> _DATA PROVIDED_:
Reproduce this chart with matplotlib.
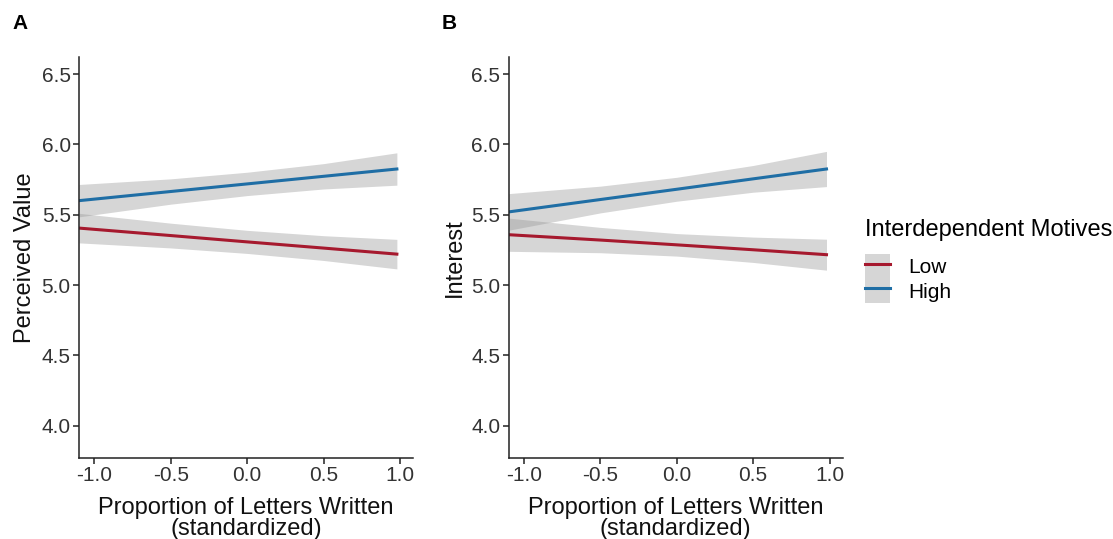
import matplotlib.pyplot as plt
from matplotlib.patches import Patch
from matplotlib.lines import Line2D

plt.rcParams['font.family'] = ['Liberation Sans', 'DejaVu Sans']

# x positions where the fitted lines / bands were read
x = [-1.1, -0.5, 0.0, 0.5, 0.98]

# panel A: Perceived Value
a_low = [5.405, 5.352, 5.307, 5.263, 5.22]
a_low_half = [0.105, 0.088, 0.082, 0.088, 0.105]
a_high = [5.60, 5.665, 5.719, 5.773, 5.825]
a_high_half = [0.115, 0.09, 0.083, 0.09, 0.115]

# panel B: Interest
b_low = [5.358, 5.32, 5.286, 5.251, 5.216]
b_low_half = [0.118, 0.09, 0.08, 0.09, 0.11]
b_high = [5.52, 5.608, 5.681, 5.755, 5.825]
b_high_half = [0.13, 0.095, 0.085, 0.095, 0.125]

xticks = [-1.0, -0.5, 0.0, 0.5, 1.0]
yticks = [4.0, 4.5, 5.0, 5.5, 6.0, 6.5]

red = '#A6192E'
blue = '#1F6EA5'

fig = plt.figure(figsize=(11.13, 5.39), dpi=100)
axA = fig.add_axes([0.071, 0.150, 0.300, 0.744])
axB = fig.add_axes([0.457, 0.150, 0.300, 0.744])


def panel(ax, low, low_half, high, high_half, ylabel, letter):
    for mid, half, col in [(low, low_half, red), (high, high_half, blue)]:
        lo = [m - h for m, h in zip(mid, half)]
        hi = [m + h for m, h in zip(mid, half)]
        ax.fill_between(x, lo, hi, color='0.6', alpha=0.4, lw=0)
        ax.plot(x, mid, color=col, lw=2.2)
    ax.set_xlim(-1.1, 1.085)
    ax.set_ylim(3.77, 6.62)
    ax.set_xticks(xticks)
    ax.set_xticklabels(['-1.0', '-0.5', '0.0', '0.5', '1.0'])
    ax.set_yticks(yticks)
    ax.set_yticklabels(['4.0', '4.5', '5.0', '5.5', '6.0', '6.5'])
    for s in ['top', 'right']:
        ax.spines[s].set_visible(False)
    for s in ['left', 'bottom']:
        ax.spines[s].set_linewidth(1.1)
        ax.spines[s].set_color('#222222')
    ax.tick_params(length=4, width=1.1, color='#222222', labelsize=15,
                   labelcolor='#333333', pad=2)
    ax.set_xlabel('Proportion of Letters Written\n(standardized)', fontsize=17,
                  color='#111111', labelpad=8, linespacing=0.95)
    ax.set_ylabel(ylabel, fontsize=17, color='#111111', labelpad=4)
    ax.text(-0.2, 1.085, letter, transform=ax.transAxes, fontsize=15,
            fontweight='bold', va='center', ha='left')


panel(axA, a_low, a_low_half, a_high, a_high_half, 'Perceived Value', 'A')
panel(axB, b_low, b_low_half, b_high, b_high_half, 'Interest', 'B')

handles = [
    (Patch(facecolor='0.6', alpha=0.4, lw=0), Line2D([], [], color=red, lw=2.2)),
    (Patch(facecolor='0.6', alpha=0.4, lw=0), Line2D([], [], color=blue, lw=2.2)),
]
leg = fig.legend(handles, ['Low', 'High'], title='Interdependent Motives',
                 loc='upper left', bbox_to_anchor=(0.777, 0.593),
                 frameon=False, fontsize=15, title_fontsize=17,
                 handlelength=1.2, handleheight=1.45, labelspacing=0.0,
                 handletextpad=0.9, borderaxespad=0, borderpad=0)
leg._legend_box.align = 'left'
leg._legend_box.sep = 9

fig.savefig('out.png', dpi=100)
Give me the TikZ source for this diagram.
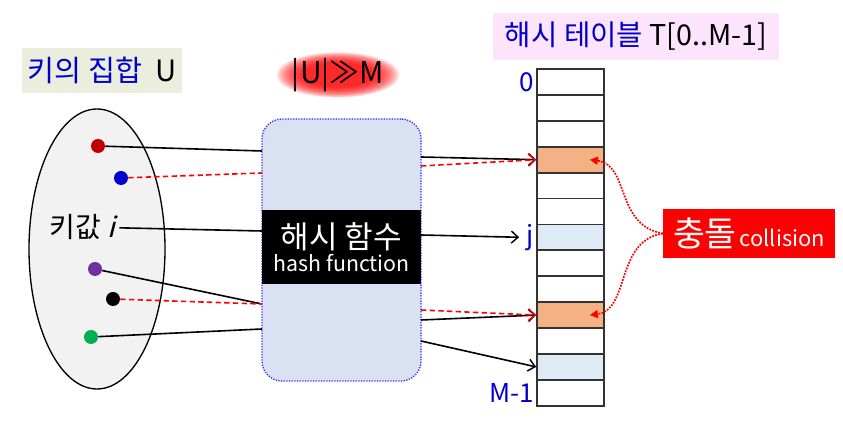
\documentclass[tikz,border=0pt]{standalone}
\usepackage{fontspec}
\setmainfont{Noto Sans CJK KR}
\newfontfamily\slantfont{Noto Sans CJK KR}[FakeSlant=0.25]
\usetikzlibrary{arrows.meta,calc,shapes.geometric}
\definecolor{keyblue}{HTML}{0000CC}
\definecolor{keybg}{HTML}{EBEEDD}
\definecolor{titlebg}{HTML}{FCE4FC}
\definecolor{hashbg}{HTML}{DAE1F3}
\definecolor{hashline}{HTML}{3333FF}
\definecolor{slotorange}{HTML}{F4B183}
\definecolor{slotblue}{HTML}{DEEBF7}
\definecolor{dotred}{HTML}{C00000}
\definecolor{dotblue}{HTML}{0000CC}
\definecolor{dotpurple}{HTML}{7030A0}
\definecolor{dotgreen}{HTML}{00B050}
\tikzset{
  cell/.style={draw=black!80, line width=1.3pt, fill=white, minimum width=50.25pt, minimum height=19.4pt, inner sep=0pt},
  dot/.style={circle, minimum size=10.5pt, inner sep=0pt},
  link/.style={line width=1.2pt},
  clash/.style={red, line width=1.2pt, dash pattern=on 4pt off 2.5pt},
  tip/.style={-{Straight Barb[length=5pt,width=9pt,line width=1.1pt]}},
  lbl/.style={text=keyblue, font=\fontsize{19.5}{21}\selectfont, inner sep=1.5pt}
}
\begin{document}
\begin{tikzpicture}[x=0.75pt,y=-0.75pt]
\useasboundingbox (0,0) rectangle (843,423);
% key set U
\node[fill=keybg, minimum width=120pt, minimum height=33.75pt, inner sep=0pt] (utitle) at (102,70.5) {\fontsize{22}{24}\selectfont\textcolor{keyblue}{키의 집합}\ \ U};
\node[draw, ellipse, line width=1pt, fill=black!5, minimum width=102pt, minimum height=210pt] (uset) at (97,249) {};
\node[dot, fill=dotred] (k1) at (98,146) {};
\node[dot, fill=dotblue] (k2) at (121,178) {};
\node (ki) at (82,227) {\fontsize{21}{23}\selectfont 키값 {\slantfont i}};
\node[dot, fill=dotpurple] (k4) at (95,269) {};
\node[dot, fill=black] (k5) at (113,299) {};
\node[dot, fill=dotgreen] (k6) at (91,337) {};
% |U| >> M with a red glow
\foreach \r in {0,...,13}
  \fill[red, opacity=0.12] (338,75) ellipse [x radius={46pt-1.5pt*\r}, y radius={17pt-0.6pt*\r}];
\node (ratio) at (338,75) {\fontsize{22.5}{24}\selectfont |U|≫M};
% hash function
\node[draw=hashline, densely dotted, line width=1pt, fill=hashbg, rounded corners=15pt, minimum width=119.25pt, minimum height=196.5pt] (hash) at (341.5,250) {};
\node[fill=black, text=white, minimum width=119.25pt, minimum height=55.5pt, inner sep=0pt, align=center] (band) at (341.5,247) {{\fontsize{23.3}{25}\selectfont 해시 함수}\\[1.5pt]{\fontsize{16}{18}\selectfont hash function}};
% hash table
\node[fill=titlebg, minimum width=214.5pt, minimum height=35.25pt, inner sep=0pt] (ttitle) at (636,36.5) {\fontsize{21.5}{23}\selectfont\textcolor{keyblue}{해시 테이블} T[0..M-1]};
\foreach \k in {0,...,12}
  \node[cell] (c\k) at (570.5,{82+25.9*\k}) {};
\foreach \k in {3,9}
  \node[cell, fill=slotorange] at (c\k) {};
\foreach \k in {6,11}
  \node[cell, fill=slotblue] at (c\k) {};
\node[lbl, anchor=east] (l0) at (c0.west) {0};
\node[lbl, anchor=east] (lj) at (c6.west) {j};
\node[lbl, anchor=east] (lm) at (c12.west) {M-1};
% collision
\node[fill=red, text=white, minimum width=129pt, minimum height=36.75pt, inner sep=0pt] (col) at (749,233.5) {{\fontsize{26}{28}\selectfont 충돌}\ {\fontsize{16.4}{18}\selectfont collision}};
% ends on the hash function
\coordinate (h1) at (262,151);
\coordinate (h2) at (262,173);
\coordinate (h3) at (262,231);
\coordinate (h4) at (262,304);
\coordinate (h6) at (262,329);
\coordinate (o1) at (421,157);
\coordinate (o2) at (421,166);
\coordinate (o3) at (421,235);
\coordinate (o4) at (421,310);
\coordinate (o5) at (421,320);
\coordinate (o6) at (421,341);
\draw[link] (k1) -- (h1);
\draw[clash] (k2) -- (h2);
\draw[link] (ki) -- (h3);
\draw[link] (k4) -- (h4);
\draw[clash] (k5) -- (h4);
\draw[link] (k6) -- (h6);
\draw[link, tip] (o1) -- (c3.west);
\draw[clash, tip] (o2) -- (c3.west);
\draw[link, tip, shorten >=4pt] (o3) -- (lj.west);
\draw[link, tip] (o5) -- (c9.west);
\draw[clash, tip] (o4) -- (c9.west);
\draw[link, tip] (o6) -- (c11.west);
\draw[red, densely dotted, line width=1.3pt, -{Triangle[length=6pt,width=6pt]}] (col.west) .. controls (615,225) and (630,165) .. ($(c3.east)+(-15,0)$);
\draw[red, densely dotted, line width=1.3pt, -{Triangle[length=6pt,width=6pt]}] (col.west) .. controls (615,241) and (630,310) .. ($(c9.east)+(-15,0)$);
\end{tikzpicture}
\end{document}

> _EXERCISE TASK_: Begin with the first line of the records and repeat every line up to the one with "x = [-1.1, -0.5, 0.0, 0.5, 0.98]", counting that line too. Pictures are not part of the copy.

> _THE RESPONSE_:
Reproduce this chart with matplotlib.
import matplotlib.pyplot as plt
from matplotlib.patches import Patch
from matplotlib.lines import Line2D

plt.rcParams['font.family'] = ['Liberation Sans', 'DejaVu Sans']

# x positions where the fitted lines / bands were read
x = [-1.1, -0.5, 0.0, 0.5, 0.98]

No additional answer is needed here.